• [Directive]: Search the listing below for the word "this" and copy each line that holds it.

◆ ◆ ◆ ◆ ◆

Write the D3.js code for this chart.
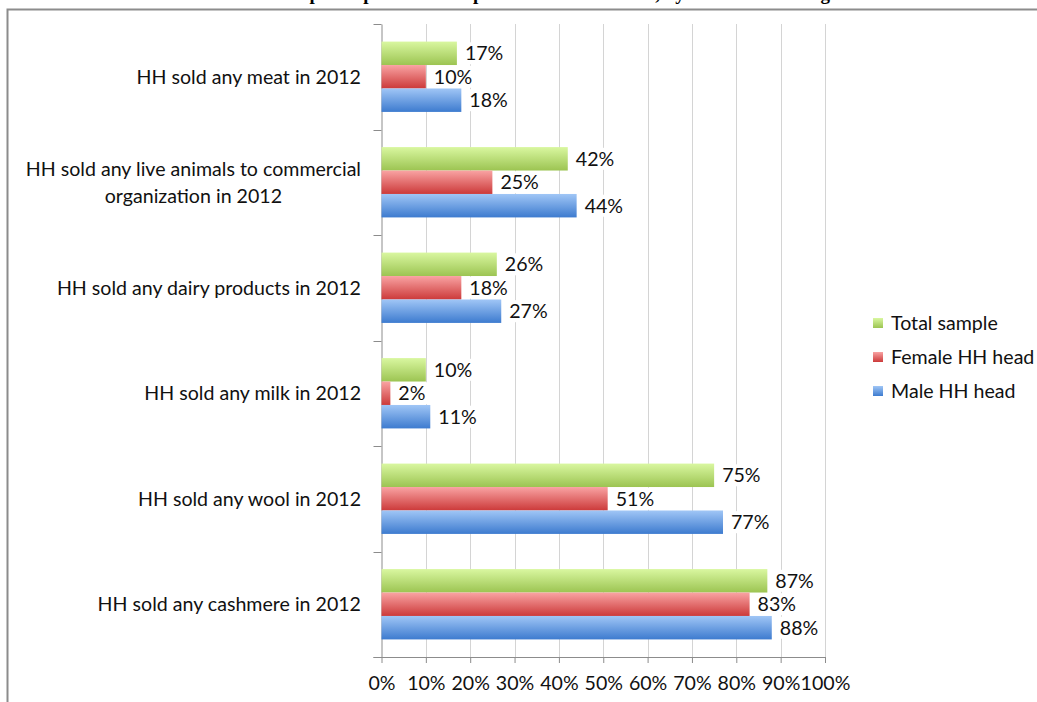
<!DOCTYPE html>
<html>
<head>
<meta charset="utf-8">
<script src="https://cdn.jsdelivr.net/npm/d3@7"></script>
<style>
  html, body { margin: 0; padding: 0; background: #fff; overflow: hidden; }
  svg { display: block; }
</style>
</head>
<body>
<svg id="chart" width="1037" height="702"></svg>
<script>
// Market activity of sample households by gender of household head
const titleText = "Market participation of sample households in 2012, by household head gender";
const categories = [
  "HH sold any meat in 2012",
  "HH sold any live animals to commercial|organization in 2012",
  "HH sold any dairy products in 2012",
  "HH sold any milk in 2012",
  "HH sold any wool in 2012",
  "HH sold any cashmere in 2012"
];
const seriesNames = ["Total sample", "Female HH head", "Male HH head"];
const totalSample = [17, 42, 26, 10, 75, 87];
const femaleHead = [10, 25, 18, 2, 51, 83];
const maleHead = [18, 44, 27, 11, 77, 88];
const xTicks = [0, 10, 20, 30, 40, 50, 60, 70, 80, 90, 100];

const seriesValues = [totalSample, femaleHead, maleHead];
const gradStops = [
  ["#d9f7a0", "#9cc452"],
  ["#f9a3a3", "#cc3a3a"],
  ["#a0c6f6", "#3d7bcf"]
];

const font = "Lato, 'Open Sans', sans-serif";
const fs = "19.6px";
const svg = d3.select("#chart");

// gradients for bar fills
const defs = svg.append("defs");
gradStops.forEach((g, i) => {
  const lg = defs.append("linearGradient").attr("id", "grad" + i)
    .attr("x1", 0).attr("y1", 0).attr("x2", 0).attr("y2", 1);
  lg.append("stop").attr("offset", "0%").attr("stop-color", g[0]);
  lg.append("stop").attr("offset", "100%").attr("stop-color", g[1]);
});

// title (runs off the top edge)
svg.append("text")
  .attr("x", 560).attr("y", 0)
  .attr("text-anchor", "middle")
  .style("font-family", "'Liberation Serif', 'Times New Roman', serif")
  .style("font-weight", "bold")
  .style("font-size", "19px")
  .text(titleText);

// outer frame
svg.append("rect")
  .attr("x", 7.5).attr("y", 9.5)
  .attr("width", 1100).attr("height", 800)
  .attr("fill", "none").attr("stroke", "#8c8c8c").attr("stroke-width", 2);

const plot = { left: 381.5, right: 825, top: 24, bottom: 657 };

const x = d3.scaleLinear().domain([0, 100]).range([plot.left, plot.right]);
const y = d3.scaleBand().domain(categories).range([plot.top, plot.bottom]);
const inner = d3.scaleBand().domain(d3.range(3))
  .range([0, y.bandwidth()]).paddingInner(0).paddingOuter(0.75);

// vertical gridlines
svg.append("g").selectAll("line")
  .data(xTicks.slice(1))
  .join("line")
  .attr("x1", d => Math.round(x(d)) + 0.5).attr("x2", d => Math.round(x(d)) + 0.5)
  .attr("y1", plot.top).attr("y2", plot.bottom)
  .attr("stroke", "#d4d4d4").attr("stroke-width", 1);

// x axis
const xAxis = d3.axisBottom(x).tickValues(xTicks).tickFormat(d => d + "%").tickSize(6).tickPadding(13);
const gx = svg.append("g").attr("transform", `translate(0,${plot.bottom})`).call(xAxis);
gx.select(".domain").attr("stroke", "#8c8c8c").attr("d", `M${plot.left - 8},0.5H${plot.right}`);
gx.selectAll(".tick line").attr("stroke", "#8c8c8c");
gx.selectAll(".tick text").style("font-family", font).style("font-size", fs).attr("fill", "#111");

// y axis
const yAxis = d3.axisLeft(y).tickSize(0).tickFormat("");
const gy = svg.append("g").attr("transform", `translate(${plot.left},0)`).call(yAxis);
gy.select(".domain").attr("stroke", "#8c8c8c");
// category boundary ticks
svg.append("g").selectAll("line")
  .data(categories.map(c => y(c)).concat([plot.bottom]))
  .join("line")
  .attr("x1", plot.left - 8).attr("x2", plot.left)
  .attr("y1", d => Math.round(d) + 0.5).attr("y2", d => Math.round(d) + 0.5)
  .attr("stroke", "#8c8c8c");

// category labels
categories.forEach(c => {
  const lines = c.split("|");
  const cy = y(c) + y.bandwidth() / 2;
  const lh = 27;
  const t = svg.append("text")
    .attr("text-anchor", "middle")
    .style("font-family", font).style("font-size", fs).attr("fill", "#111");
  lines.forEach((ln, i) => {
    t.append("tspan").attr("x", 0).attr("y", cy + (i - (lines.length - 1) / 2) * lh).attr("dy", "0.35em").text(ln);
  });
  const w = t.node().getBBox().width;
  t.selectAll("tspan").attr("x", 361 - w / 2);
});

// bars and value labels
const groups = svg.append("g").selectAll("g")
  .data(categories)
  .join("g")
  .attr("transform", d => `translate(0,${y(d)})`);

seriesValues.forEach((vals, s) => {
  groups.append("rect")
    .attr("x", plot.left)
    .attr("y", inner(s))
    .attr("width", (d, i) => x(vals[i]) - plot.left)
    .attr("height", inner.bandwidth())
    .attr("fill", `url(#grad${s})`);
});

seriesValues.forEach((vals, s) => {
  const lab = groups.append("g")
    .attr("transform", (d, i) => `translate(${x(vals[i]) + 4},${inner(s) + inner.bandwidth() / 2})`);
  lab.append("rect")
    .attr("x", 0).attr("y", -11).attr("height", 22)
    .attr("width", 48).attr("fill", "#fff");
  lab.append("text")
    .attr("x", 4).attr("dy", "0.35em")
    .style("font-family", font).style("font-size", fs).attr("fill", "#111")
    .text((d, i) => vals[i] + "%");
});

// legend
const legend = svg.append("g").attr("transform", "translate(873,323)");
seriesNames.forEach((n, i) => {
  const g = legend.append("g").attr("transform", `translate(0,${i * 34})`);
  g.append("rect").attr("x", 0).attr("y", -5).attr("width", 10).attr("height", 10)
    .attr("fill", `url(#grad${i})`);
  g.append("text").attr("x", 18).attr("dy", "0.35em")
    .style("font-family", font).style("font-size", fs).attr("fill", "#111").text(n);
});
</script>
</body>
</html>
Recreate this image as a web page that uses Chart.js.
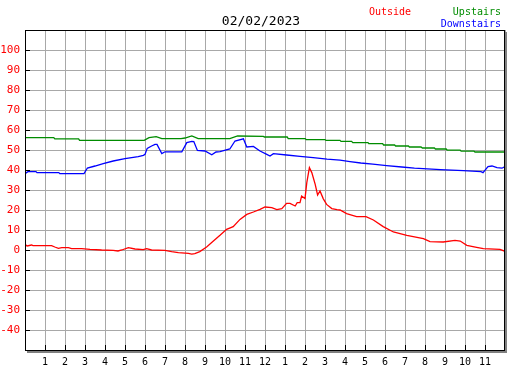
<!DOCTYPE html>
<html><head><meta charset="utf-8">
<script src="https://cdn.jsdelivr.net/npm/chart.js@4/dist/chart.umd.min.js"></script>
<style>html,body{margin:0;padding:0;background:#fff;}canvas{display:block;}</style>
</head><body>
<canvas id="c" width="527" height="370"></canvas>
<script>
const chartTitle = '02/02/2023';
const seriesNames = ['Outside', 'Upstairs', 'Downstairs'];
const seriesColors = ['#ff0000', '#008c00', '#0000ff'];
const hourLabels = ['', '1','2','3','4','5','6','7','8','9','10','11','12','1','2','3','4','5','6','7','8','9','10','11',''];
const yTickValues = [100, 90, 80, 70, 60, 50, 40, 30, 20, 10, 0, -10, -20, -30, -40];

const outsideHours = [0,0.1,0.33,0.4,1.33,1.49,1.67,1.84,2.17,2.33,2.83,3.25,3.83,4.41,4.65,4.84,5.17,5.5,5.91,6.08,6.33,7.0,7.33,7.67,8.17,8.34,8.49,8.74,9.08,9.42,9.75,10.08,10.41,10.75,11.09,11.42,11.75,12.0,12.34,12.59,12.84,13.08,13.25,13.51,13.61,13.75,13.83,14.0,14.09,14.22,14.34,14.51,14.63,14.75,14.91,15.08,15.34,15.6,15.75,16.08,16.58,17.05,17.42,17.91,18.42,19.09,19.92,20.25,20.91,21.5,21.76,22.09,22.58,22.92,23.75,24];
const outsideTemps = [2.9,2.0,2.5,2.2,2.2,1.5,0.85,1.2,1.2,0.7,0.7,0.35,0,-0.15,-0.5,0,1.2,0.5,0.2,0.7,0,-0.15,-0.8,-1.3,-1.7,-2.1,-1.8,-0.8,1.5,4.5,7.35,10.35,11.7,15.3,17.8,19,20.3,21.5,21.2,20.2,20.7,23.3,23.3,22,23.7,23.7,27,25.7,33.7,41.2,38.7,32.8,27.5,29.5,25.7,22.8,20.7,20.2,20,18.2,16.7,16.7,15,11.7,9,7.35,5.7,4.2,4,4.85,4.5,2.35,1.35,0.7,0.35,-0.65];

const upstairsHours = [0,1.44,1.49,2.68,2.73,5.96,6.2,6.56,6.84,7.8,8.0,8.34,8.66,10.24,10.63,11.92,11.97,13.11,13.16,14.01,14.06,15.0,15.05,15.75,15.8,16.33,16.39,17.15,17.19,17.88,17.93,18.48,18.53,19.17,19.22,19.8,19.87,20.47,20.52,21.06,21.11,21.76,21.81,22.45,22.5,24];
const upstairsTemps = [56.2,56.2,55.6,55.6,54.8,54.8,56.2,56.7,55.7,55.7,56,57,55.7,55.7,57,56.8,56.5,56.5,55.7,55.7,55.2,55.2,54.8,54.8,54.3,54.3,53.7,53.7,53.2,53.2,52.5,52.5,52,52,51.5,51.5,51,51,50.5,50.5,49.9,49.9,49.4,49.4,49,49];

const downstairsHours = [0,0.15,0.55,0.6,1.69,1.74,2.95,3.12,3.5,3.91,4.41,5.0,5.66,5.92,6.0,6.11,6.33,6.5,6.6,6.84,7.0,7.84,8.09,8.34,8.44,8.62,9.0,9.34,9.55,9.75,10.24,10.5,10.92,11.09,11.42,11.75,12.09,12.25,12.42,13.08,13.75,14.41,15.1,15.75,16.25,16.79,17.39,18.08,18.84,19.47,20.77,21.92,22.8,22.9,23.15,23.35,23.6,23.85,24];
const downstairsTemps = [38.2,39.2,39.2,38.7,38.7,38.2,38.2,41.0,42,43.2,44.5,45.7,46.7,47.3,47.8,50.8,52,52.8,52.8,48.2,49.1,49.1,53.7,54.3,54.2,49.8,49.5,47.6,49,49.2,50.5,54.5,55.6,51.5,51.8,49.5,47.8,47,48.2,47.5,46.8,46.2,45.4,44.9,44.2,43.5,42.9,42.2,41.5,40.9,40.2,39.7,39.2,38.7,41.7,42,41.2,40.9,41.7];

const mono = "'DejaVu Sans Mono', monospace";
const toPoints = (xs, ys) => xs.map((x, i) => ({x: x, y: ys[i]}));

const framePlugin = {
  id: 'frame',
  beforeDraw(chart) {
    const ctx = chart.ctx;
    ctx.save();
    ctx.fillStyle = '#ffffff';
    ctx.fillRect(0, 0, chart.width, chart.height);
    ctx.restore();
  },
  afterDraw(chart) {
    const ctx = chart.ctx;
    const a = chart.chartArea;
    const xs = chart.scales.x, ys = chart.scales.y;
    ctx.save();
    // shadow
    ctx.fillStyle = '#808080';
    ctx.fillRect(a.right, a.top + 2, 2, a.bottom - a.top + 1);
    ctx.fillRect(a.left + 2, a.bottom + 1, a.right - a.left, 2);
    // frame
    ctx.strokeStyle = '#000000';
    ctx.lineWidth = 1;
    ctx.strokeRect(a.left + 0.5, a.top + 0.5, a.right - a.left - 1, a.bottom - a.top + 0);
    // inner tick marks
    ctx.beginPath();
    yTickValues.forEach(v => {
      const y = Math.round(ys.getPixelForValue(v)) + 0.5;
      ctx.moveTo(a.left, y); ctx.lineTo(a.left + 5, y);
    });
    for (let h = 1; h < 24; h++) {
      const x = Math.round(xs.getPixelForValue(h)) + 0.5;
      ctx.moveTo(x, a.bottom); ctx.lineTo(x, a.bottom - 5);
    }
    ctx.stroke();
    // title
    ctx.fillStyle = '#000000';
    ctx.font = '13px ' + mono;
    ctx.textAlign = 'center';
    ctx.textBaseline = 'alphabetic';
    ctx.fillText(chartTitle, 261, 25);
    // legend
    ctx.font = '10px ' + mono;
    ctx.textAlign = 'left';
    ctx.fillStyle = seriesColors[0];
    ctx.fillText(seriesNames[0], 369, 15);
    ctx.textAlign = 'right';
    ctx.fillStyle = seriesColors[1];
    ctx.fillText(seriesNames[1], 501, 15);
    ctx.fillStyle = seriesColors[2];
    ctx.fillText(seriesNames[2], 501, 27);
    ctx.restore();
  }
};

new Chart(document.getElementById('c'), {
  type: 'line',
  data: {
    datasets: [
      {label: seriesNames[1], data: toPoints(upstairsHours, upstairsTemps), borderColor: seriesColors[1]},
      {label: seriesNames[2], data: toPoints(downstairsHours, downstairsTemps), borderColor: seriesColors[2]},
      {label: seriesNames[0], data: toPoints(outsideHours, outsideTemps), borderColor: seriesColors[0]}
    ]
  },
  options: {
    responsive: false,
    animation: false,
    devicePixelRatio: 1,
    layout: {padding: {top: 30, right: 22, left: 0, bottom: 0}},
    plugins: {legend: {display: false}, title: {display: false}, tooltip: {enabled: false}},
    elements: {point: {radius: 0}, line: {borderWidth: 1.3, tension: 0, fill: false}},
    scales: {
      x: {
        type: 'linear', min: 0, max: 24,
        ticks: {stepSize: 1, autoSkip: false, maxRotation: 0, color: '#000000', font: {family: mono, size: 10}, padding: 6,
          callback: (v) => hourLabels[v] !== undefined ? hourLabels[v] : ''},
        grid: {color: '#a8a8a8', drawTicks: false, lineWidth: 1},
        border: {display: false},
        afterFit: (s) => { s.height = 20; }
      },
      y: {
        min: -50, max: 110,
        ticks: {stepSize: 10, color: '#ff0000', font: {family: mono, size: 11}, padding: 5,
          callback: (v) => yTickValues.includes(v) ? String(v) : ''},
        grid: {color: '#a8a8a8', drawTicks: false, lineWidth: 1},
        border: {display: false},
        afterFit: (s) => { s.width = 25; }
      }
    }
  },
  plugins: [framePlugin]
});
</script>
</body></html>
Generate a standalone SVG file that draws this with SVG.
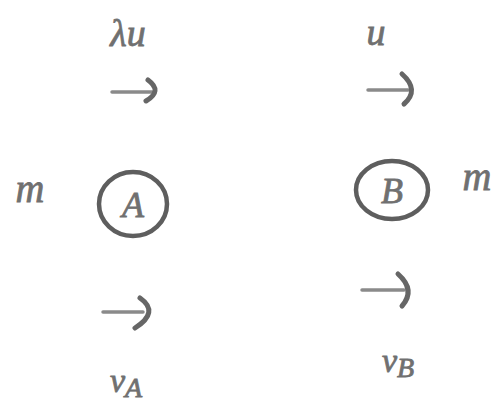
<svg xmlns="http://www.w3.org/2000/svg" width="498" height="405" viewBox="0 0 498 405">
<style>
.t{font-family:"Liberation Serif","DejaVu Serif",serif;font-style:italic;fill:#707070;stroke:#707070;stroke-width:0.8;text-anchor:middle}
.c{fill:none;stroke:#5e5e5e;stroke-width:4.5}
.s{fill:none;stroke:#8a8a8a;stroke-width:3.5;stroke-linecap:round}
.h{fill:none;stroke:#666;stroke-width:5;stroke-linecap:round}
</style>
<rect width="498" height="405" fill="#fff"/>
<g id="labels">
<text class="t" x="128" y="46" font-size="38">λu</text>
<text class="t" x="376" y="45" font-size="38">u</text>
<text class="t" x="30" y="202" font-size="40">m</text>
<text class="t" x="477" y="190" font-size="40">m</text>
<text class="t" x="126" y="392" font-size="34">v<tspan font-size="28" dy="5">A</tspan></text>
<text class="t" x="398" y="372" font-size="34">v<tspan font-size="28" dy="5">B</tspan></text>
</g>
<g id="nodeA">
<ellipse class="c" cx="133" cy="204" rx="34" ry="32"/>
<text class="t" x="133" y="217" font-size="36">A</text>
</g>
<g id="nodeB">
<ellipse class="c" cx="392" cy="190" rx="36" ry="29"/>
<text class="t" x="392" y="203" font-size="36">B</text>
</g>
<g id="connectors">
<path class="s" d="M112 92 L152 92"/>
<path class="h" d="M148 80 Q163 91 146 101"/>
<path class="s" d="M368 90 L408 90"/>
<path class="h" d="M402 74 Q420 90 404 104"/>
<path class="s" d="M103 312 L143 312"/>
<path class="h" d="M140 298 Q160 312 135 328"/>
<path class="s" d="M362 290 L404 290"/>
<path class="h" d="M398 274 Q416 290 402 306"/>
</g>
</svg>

◆ ◆ ◆ ◆ ◆

• [Completed task]:
Write the D3.js code for this chart.
Recreate this image as a web page that uses Chart.js.
Generate a standalone SVG file that draws this with SVG.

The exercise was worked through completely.